# VirtualBox XP keine Internet verbindung



## timmy92 (25. Juli 2008)

Hi
also ich nutze zuhause virtualbox bin auch ganz zufrieden. habe xp aufgespeilt und möchte jetzt internet im virtuellen system.habe im vtsystem ip eingetragen aber es passiert nichts bekomme keine verbindung.dann habe ich probiert den lan treiber zu installieren kommt ne fehlermeldung das kein lan l1 oder so vorhanden sei. was kan nich ich tun das es geht?
habn zuhause den rp614v4 von netgear


----------



## zyrano (31. Juli 2008)

Ob Vmware, Virtual pc oder Virtualbox man muss immer den Netzwerkadapter auswählen über den man kommunizieren möchte, ob die physikalische Netzwerkkarte, NAT - Gemeinsames Netzwerk oder die virtuelle NIC.
Wähle die Physikalische Netzwerkkarte aus, stelle sie einfach auf DHCP und guck ob du ins Netz kommst. Bekommst du noch keinen Link dann gib dir eine statische IP im Netz deines Routers und trage deinen Router als DNS Server ein. Teste nun ob du den Router oder www pingen kannst.

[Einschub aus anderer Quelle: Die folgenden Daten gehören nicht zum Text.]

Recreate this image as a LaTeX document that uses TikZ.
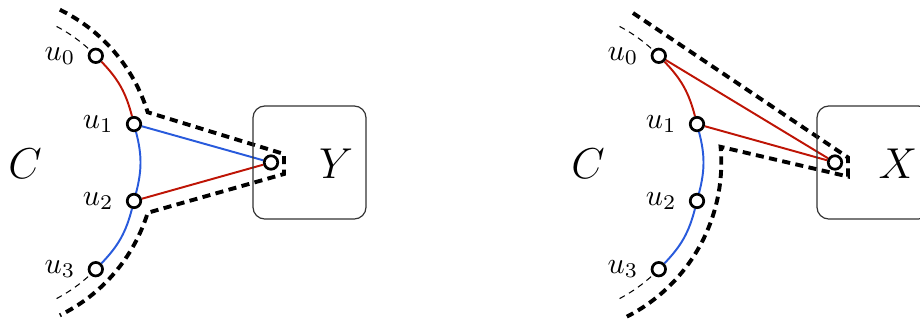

Geht dies auch nicht, hast du die Möglichkeit eine Virtuelle Netzwerkkarte zu wählen, auf deinem Host alles so wie es war zu belassen (also so das der Host ins Netz kommt) und eine Bridge zu machen (einfach auf die Lan schnittstelle gehen und Verbindungen überbrücken) als nächstes trägst du nun die IP deines Routers als Gateway und DNS ein dies müsste auch funktionieren.


----------